Este poemario trasunta mis encuentros y desencuentros —acaso extravíos— con la naturaleza humana, sus artefactos culturales y el impacto de su huella sobre la creación natural. En efecto, deambular por las calles y recovecos urbanos de NOLA (acrónimo de New Orleans), sobre todo del barrio francés (French Quarter) hasta desembocar en Canal Street, evitando en la ruta los consabidos ritos mercantilistas para turistas atolondrados, es sentir la profunda espiritualidad de sus culturas; y más aún si el recorrido es a pie —a lo mucho en street car y a veces, indefectiblemente, en camioneta—, todo lo cual resulta en un placer indescriptible.

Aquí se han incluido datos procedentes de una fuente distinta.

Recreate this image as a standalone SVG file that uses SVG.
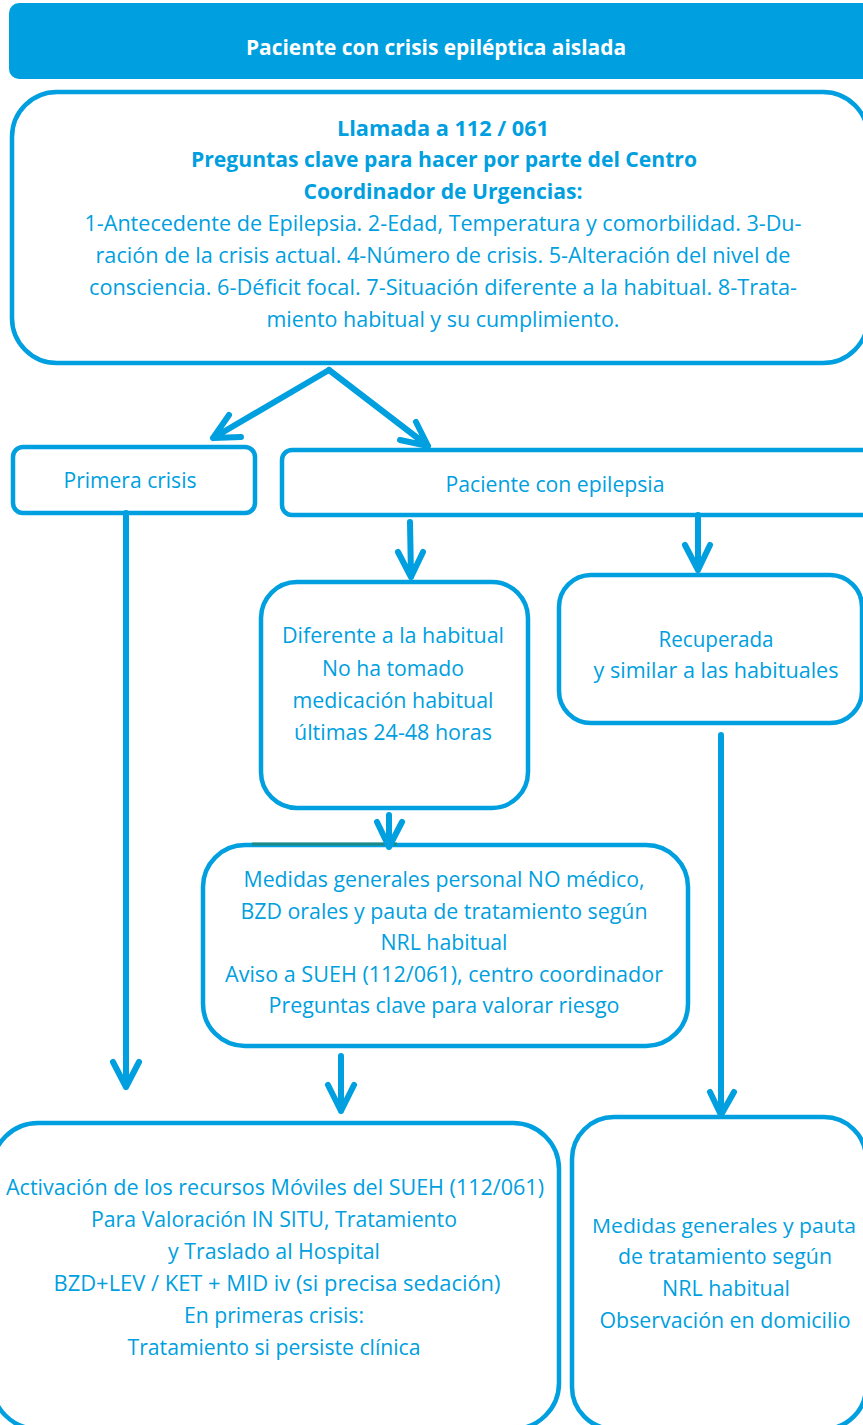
<svg xmlns="http://www.w3.org/2000/svg" width="863" height="1425" viewBox="0 0 863 1425">
  <style>
    .box { fill: #ffffff; stroke: #009FDF; stroke-width: 4.5; }
    .head { fill: #009FDF; }
    .t { font-family: "Open Sans", "Noto Sans", "Liberation Sans", sans-serif; font-size: 22px; fill: #009FDF; text-anchor: middle; }
    .b { font-weight: bold; }
    .w { fill: #ffffff; }
    .edge { fill: none; stroke: #009FDF; stroke-width: 6; stroke-linecap: round; stroke-linejoin: round; }
  </style>

  <!-- title band -->
  <g id="title">
    <rect class="head" x="9" y="3" width="870" height="76" rx="10"/>
    <text class="t b w" x="436" y="55" textLength="380" lengthAdjust="spacingAndGlyphs">Paciente con crisis epiléptica aislada</text>
  </g>

  <!-- emergency call and key questions -->
  <g id="llamada">
    <rect class="box" x="12" y="92" width="856" height="271" rx="45"/>
    <text class="t b" x="443" y="136" textLength="212" lengthAdjust="spacingAndGlyphs">Llamada a 112 / 061</text>
    <text class="t b" x="444" y="167" textLength="506" lengthAdjust="spacingAndGlyphs">Preguntas clave para hacer por parte del Centro</text>
    <text class="t b" x="443" y="199" textLength="279" lengthAdjust="spacingAndGlyphs">Coordinador de Urgencias:</text>
    <text class="t" x="443" y="231" textLength="717" lengthAdjust="spacingAndGlyphs">1-Antecedente de Epilepsia. 2-Edad, Temperatura y comorbilidad. 3-Du-</text>
    <text class="t" x="443" y="263" textLength="695" lengthAdjust="spacingAndGlyphs">ración de la crisis actual. 4-Número de crisis. 5-Alteración del nivel de</text>
    <text class="t" x="443" y="295" textLength="708" lengthAdjust="spacingAndGlyphs">consciencia. 6-Déficit focal. 7-Situación diferente a la habitual. 8-Trata-</text>
    <text class="t" x="443" y="327" textLength="353" lengthAdjust="spacingAndGlyphs">miento habitual y su cumplimiento.</text>
  </g>

  <g id="primera">
    <rect class="box" x="13" y="447" width="242" height="66" rx="10"/>
    <text class="t" x="130" y="488" textLength="133" lengthAdjust="spacingAndGlyphs">Primera crisis</text>
  </g>

  <g id="epilepsia">
    <rect class="box" x="282" y="450" width="590" height="65" rx="10"/>
    <text class="t" x="555" y="492" textLength="219" lengthAdjust="spacingAndGlyphs">Paciente con epilepsia</text>
  </g>

  <g id="diferente">
    <rect class="box" x="261" y="582" width="267" height="226" rx="36"/>
    <text class="t" x="393" y="643" textLength="222" lengthAdjust="spacingAndGlyphs">Diferente a la habitual</text>
    <text class="t" x="393" y="676" textLength="142" lengthAdjust="spacingAndGlyphs">No ha tomado</text>
    <text class="t" x="393" y="708" textLength="201" lengthAdjust="spacingAndGlyphs">medicación habitual</text>
    <text class="t" x="393" y="740" textLength="198" lengthAdjust="spacingAndGlyphs">últimas 24-48 horas</text>
  </g>

  <g id="recuperada">
    <rect class="box" x="559" y="575" width="303" height="148" rx="32"/>
    <text class="t" x="716" y="647" textLength="115" lengthAdjust="spacingAndGlyphs">Recuperada</text>
    <text class="t" x="716" y="678" textLength="245" lengthAdjust="spacingAndGlyphs">y similar a las habituales</text>
  </g>

  <g id="medidas">
    <rect class="box" x="203" y="845" width="485" height="201" rx="42"/>
    <line x1="252" y1="844" x2="397" y2="844" stroke="#1E8A86" stroke-width="3"/>
    <text class="t" x="444" y="887" textLength="401" lengthAdjust="spacingAndGlyphs">Medidas generales personal NO médico,</text>
    <text class="t" x="444" y="919" textLength="407" lengthAdjust="spacingAndGlyphs">BZD orales y pauta de tratamiento según</text>
    <text class="t" x="444" y="950" textLength="127" lengthAdjust="spacingAndGlyphs">NRL habitual</text>
    <text class="t" x="444" y="982" textLength="438" lengthAdjust="spacingAndGlyphs">Aviso a SUEH (112/061), centro coordinador</text>
    <text class="t" x="444" y="1013" textLength="351" lengthAdjust="spacingAndGlyphs">Preguntas clave para valorar riesgo</text>
  </g>

  <g id="activacion">
    <rect class="box" x="-8" y="1123" width="567" height="306" rx="46"/>
    <text class="t" x="275" y="1195" textLength="538" lengthAdjust="spacingAndGlyphs">Activación de los recursos Móviles del SUEH (112/061)</text>
    <text class="t" x="274" y="1227" textLength="366" lengthAdjust="spacingAndGlyphs">Para Valoración IN SITU, Tratamiento</text>
    <text class="t" x="274" y="1259" textLength="212" lengthAdjust="spacingAndGlyphs">y Traslado al Hospital</text>
    <text class="t" x="277" y="1291" textLength="447" lengthAdjust="spacingAndGlyphs">BZD+LEV / KET + MID iv (si precisa sedación)</text>
    <text class="t" x="274" y="1323" textLength="180" lengthAdjust="spacingAndGlyphs">En primeras crisis:</text>
    <text class="t" x="274" y="1355" textLength="293" lengthAdjust="spacingAndGlyphs">Tratamiento si persiste clínica</text>
  </g>

  <g id="domicilio">
    <rect class="box" x="572" y="1117" width="294" height="312" rx="42"/>
    <text class="t" x="724" y="1233" font-size="20" style="font-size:20px" textLength="264" lengthAdjust="spacingAndGlyphs">Medidas generales y pauta</text>
    <text class="t" x="725" y="1264" textLength="214" lengthAdjust="spacingAndGlyphs">de tratamiento según</text>
    <text class="t" x="726" y="1296" textLength="128" lengthAdjust="spacingAndGlyphs">NRL habitual</text>
    <text class="t" x="725" y="1328" textLength="251" lengthAdjust="spacingAndGlyphs">Observación en domicilio</text>
  </g>

  <!-- connectors: shafts with open V heads -->
  <g id="connectors">
    <path class="edge" d="M329 370 L213 438 M229 415 L213 438 L241 437"/>
    <path class="edge" d="M329 370 L428 446 M416 422 L428 446 L400 440"/>
    <path class="edge" d="M126 513 L126 1087 M113 1062 L126 1087 L139 1062"/>
    <path class="edge" d="M410 522 L411 577 M398 552 L411 577 L423 552"/>
    <path class="edge" d="M698 515 L698 570 M685 545 L698 570 L710 545"/>
    <path class="edge" d="M389 815 L389 847 M377 822 L389 847 L402 822"/>
    <path class="edge" d="M341 1056 L341 1111 M328 1085 L341 1111 L354 1085"/>
    <path class="edge" d="M721 735 L721 1115 M710 1092 L721 1115 L734 1092"/>
  </g>
</svg>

Seguir la ruta de las buganvillas y los robles añejos, que nos llevan desde el cementerio hasta el largo camino de las mansiones, con el viento vespertino que nos acompasa casi cristianamente con Las hojas verdes del verano en la voz de la reina del góspel: Mahalia Jackson, intensificándose a medida que nos acercamos a las viejas plantaciones para cerrar la jornada con un largo trago de ron old Nola. Y sin horario, toparse de pronto con el casi mortuorio bar Lafitte y detenerse para imaginarlo en sus mejores tiempos, contemplar los balcones de hierro forjado, las cabañas y ranchos criollos a la usanza francesa y española con el barniz de la persistencia, los clubes de jazz con dos legendarios hijos de estas tierras, Al Hirt y Louis Armstrong, llamándonos con sus trompetas, ya angelicalmente de cristal, el fulgor decadente de los puticlubes y el olor de la cocina cajún y creole que nos alcanza fugitiva y nos lleva con una ola de gente huracanada, ya bien caída la noche, entre luces de neón y con sendos tragos en la mano camuflados en bolsas de papel.
Con la resaca de todo lo vivido, cederle el paso matutino al Norfolk Southern es lo más recomendable e ir por un bowl de crawfish picante como entrada con una cerveza helada, y de segundo un gumbo o estofado al estilo Louisiana es lo más imperecedero a estas alturas en que uno termina por conocer, valorar y amar la diversidad, no solo por lo que sensorialmente genera en todos los sentidos, sino también por su trascendencia afectiva, social, cultural y económica para conferirle, además, identidad y unidad en su rica variedad. Por todo esto, que viva la diversidad. No cabe ninguna duda de que Estados Unidos no sería lo que es para bien y para mal sin el aporte de los inmigrantes, los colonos, los cautivos, los apátridas, los desarraigados, los nativos, los extraviados y los advenedizos: todo su color, sabor, sudor, ritmo, lágrima, músculo, pulso, neurona, nervio, fibra y entraña están impregnados en los cimientos y en las columnas de esta nación, como diría el viejo Whitman destilándose en sus Hojas de hierba. Espero, caro lector, que recorras tales lugares como quisiera que transites estos versos: con todos los sentidos y más, y te procures el mismo placer de viajar y leer sin tiempo y sin espacio a la vez.